I’ve been doing this all along. The universe even in its most basic components possesses a finite number of those components.
Yes, but this is descriptive, a way of speaking about the universe for humans (and maybe other minds). It’s the map, not the territory. I’m asking for you to place “finite”, or if you prefer, “quantity” in the territory, and not as part of the map. The example I gave was “mass”. We use the word “mass” to refer to a concept that is part of our model of physics, but mass is not the
mode of description, as math or numbers or quantities would be,
but the dynamic of the territory we are modeling with math. That is, our formulas and equations break down
as physical relationships being modeled if mass is not a factor of the territory. Our map doesn’t work, not because we are language challenged, but because our conceptual model depends on that being part of the territory for the descriptive side (the map) to match our observations.
This is not the case with “quantity” or “finite”. You can completely delete those as concepts, and the
model is unaffected. It still matches the territory as well as it does observationally. Numbers and math are conceptual tools for map-making. They are not features of the territory, and this can be shown by looking at what breaks in the model if those tools are removed or changed. “One” is a tools for speaking
about the model, and indirectly the territory.
The whole examination was designed to test whether or not “one” is something that is solely fashioned by humans (such as a concept). But here you are saying that the experiment won’t work because it is a concept. As I stated in the challenge, if “one” is something solely fashioned by humans, then humans ought to be able to define it in the parameters I set.
It can’t help because it’s only a definition. A definition cannot possibly, even in principle, implicate the territory (objective reality) on its own. Succeed or fail, it would tell you precisely nothing about whether “one” was a feature of the territory or not.
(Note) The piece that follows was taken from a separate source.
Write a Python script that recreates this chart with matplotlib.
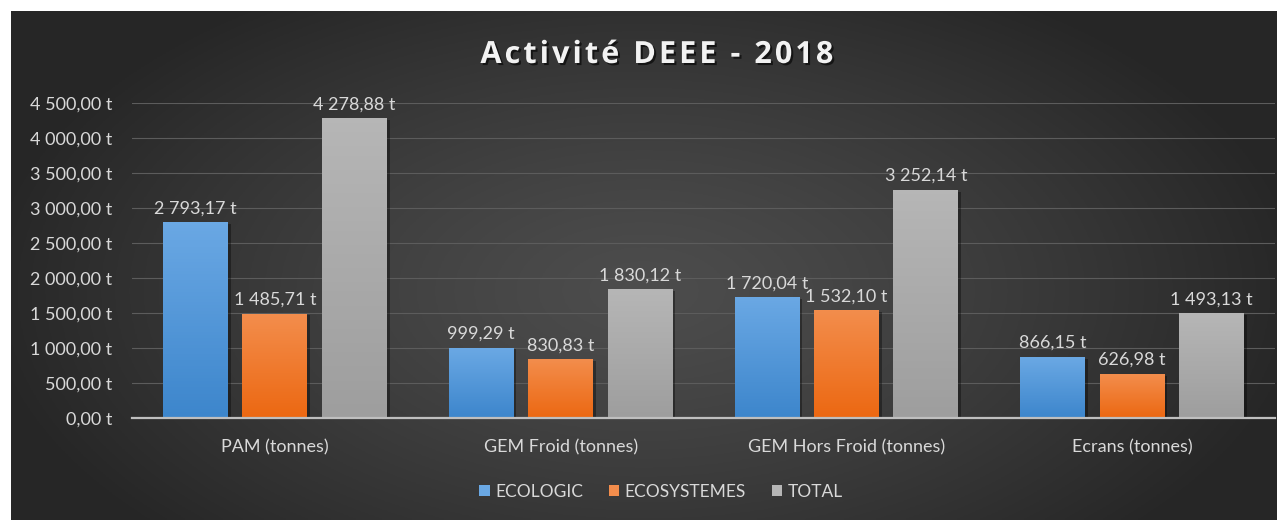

You will have to test the territory – and since we don’t have an objective frame of reference ourselves, we use the next best thing available, models that perform empirically. And by this measure, actually applying “one” or “inifinite” to our models that perform, we can see that they non-objects in the model. They are meta-conceptual elements for talking about and describing the model. They are not implicated in the model itself. Again, if that’s confusing, consider how ‘mass’ is implicated the model itself, by contrast with “one” or “finite”.
Physics formulas presuppose math. Math presupposes numbers. Every number presupposes the existence of “one.”
Physics
models and physics
concepts presuppose language and math, for sure. But here again, the red flag comes out for confusing map and territory. Physics formulas are NOT nature itself. Physics formulas are the maps! Physics as the territory – the natural world – can’t be bothered. Outside of minds, math and numbers are nothings, and CANNOT BE FOUND OR IMPLICATED as part of the territory, as extra-mental.
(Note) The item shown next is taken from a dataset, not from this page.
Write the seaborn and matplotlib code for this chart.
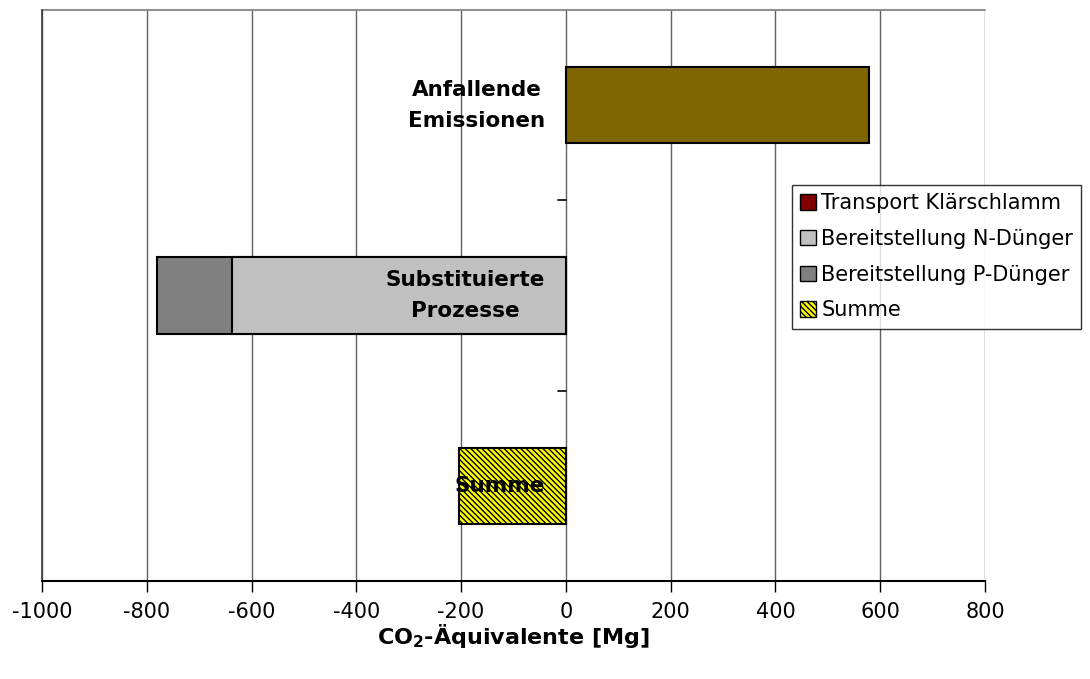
import matplotlib
matplotlib.use("Agg")
import matplotlib.pyplot as plt
import seaborn as sns
import pandas as pd
from matplotlib.patches import Patch

categories = ["Anfallende\nEmissionen", "Substituierte\nProzesse", "Summe"]
anfallend = [578, 0, 0]
transport = [0, 0, 0]
n_duenger = [0, -637, 0]
p_duenger = [0, -143, 0]
summe = [0, 0, -204]
xticks = [-1000, -800, -600, -400, -200, 0, 200, 400, 600, 800]

df = pd.DataFrame({"cat": categories, "anf": anfallend, "trans": transport,
                   "n": n_duenger, "p": p_duenger, "sum": summe})
df["np"] = df["n"] + df["p"]

sns.set_theme(style="white")
plt.rcParams["font.family"] = ["DejaVu Sans"]
plt.rcParams["hatch.linewidth"] = 1.0
plt.rcParams["hatch.color"] = "black"
plt.rcParams["text.color"] = "black"
plt.rcParams["axes.labelcolor"] = "black"
plt.rcParams["xtick.color"] = "black"

HATCH = "\\\\\\\\\\\\"
YELLOW = "#FFFF00"

fig = plt.figure(figsize=(10.9, 6.79), dpi=100)
ax = fig.add_axes([42 / 1090, 1 - 581 / 679, (985 - 42) / 1090, (581 - 10) / 679])

common = dict(y="cat", orient="h", width=0.4, edgecolor="black", linewidth=1.5,
              ax=ax, zorder=3, order=categories, saturation=1)
sns.barplot(data=df, x="np", color="#808080", **common)
sns.barplot(data=df, x="n", color="#C0C0C0", **common)
sns.barplot(data=df, x="anf", color="#806600", **common)
sns.barplot(data=df, x="sum", color=YELLOW, hatch=HATCH, **common)

for p in ax.patches:
    if abs(p.get_width()) < 1e-9:
        p.set_visible(False)

ax.set_xlim(-1000, 800)
ax.set_ylim(2.5, -0.5)
ax.set_xticks(xticks)
ax.set_xticklabels([str(v) for v in xticks], fontsize=15)
ax.tick_params(axis="x", direction="out", length=8, width=1, color="black", pad=7,
               bottom=True, labelcolor="black")
ax.set_yticks([])
ax.set_ylabel("")
ax.set_xlabel(r"CO$_\mathbf{2}$-Äquivalente [Mg]", fontsize=16, fontweight="bold",
              labelpad=0, color="black")

for v in xticks:
    ax.axvline(v, color="#606060", lw=1, zorder=1)

for b in [0.5, 1.5]:
    ax.plot([-16, 0], [b, b], color="black", lw=1.2, zorder=2, clip_on=False)

for i, c in enumerate(categories):
    ax.annotate(c, xy=(0, i), xytext=(-15, 0), textcoords="offset points",
                ha="right", va="center", multialignment="center",
                fontsize=15.5, fontweight="bold", color="black", zorder=5,
                linespacing=1.7)

for s in ["top", "right"]:
    ax.spines[s].set_visible(False)
ax.spines["left"].set_color("#404040")
ax.spines["bottom"].set_color("black")
ax.spines["bottom"].set_linewidth(1.5)
ax.plot([0, 1], [1, 1], transform=ax.transAxes, color="#909090", lw=1.5, clip_on=False)

handles = [
    Patch(facecolor="#800000", edgecolor="black", label="Transport Klärschlamm"),
    Patch(facecolor="#C0C0C0", edgecolor="black", label="Bereitstellung N-Dünger"),
    Patch(facecolor="#808080", edgecolor="black", label="Bereitstellung P-Dünger"),
    Patch(facecolor=YELLOW, edgecolor="black", hatch=HATCH, label="Summe"),
]
leg = ax.legend(handles=handles, loc="upper left", bbox_to_anchor=(792 / 1090, 1 - 185 / 679),
                bbox_transform=fig.transFigure, fontsize=15, frameon=True, fancybox=False,
                edgecolor="black", handlelength=0.75, handleheight=0.75, handletextpad=0.25,
                borderpad=0.4, labelspacing=0.75, borderaxespad=0)
leg.get_frame().set_linewidth(1)
leg.set_zorder(10)
for t in leg.get_texts():
    t.set_color("black")

fig.savefig("out.png", dpi=100, facecolor="white")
What was wrong with what I have been saying about particles existing in a finite amount?
Maybe it helps to attach it to your use of “physics formulas”, above. “Finite” is a construct we deploy in a formula, or a proposition for our concepts, our model. It’s a way to classify, or think about nature. It’s not an intrinsic property of any part of nature itself, outside of our minds.
Your suggestion that the “universe having finite elements” is an example misunderstands the request. No physics model, or any model that performs empirically like that implicates “finite”. That’s not to say we cannot find accurate and useful descriptions of the universe that employ the concept “finite”. We can. But that doesn’t demonstrate what is being requested, that “finite” obtains as an intrinsic aspect of nature itself, in the way “mass” or “spin” does for a particle. “Mass” is descriptive, but it is descriptive of a fundamental, intrinsic aspect of nature, if our physics and empirical methods are at all correct.
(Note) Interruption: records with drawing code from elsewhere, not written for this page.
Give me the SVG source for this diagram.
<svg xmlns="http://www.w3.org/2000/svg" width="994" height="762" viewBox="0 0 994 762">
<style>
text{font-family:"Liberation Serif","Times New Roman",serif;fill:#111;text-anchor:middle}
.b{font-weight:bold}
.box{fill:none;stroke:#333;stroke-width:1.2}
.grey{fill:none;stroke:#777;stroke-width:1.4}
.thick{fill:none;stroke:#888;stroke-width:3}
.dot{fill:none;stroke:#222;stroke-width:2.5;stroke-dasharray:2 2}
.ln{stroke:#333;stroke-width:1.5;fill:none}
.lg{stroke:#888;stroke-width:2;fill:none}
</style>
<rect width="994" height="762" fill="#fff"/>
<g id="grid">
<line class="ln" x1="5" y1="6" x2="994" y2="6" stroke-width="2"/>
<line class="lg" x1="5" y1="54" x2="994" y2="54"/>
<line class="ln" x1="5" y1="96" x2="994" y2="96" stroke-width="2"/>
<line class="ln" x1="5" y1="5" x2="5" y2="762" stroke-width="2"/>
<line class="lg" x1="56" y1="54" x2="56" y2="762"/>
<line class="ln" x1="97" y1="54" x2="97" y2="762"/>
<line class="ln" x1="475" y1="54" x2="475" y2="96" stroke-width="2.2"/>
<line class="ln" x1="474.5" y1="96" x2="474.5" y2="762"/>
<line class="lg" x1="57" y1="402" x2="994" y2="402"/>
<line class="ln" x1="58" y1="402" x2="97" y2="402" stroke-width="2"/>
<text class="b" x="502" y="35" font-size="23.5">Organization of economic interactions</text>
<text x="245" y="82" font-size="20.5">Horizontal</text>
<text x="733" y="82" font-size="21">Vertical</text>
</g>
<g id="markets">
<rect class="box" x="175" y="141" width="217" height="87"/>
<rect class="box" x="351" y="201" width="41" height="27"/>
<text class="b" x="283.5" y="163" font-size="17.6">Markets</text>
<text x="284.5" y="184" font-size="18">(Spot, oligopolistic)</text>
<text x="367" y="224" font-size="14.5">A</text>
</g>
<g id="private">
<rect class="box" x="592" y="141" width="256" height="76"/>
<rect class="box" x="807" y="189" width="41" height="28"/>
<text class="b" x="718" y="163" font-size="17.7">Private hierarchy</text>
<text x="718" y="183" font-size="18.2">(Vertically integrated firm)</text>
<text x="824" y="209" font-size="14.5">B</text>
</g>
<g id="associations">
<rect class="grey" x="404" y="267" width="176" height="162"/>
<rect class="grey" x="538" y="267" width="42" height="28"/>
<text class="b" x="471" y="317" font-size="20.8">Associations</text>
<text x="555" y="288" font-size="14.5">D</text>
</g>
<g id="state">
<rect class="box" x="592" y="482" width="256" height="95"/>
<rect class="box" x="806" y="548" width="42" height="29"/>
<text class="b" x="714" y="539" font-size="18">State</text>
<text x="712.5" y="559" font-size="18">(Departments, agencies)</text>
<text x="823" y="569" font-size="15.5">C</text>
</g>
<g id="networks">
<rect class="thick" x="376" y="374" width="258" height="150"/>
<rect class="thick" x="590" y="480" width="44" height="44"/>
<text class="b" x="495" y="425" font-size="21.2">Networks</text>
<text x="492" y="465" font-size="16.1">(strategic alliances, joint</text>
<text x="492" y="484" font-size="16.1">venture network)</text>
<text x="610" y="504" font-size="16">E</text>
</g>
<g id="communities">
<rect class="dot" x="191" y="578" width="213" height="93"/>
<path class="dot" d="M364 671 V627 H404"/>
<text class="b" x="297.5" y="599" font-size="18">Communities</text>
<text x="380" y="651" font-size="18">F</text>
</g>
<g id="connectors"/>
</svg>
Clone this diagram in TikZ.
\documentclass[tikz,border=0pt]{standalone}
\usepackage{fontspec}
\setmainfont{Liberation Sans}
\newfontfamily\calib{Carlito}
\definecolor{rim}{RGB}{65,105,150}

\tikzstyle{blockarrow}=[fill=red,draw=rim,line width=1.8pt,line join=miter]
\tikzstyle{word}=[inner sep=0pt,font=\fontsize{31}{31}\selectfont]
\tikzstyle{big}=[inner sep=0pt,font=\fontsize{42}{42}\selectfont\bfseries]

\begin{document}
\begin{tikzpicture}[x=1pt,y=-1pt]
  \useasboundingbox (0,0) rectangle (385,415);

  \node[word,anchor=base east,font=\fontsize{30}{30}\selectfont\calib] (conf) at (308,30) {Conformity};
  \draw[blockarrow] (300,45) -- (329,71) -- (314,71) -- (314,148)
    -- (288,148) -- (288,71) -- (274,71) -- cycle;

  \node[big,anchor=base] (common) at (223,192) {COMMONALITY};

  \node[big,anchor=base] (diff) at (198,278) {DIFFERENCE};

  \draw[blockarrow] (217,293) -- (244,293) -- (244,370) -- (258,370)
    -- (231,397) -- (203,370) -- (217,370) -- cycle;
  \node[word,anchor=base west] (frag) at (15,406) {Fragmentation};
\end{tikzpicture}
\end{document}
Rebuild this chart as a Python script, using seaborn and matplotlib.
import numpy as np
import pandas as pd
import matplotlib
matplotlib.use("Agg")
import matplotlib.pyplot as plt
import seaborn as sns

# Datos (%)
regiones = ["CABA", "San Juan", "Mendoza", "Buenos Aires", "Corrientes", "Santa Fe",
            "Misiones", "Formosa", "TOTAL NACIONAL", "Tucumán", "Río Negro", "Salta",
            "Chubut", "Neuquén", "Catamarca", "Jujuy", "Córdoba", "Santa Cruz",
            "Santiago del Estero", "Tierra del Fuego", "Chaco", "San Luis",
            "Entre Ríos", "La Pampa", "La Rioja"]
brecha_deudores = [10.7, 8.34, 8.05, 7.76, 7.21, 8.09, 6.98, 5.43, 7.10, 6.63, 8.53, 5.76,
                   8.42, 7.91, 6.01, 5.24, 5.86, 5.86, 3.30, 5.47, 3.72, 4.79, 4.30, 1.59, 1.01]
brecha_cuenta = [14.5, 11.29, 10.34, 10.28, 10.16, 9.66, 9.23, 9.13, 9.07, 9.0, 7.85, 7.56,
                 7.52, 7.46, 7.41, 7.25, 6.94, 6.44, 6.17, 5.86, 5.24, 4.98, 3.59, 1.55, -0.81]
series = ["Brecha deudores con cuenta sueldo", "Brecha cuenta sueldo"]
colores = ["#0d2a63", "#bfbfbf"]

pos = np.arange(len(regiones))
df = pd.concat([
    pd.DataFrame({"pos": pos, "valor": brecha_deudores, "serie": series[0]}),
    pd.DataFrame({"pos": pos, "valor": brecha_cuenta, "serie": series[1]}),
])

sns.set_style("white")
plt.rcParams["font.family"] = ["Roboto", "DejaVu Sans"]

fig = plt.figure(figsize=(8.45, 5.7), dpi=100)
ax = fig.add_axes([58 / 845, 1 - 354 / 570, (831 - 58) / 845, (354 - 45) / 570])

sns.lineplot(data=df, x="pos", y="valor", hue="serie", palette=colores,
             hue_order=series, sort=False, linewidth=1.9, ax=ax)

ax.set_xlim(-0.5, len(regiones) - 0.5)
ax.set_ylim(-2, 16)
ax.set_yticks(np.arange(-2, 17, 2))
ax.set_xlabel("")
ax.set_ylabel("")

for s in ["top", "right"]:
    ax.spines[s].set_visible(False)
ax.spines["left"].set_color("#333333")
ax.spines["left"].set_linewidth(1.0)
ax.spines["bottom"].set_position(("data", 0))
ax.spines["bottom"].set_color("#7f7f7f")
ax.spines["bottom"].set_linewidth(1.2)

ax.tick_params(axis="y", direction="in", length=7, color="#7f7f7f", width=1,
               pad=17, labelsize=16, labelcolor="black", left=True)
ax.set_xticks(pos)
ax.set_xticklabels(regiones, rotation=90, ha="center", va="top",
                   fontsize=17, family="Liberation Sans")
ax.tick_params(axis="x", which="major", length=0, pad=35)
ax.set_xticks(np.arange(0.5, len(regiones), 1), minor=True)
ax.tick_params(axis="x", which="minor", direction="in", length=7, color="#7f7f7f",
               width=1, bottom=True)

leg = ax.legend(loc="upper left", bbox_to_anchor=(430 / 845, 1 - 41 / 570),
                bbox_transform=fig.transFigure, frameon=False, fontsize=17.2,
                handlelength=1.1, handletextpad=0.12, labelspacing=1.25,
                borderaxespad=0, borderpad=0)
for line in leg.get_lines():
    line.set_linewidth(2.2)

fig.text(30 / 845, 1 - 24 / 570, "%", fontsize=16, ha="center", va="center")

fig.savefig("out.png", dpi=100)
“Finite” does not obtain in that way, and is non-sensical in that context. If we place minds in the mix, thinking
about nature, “finite” makes sense. But that just fits with “concepts are mental constructs only”. “Finite” as an intrinsic, fundamental dynamic in nature, a part of what we capture and model in our physics frameworks, rather than
how we speak about it, is a non-starter.
If we say “mass”, the physical dynamic we believe we are modeling in physics, is a nothing, our model breaks. Our observations can’t be reconciled with our models. We lose *f=ma, *Newton’s Second Law of Motion. The problem is NOT that we now have a language difficulty, which is all the nullification of “finite” would entail. We have a missing dynamic in the physical principles themselves. That is why we suppose that “mass” is a fundamental aspect of objective reality, a feature of matter, totally apart from minds and concepts.
If “finite” is nullified, considered a nothing, we do not lose
f=ma, or anything like it. All we lose is handy tools for talking
about our models. We don’t lose anything fundamental to the model, and by isomorphism the territory itself (if reality is real and empirical observation reflects it), if “finite” is dropped from the conceptual toolkit.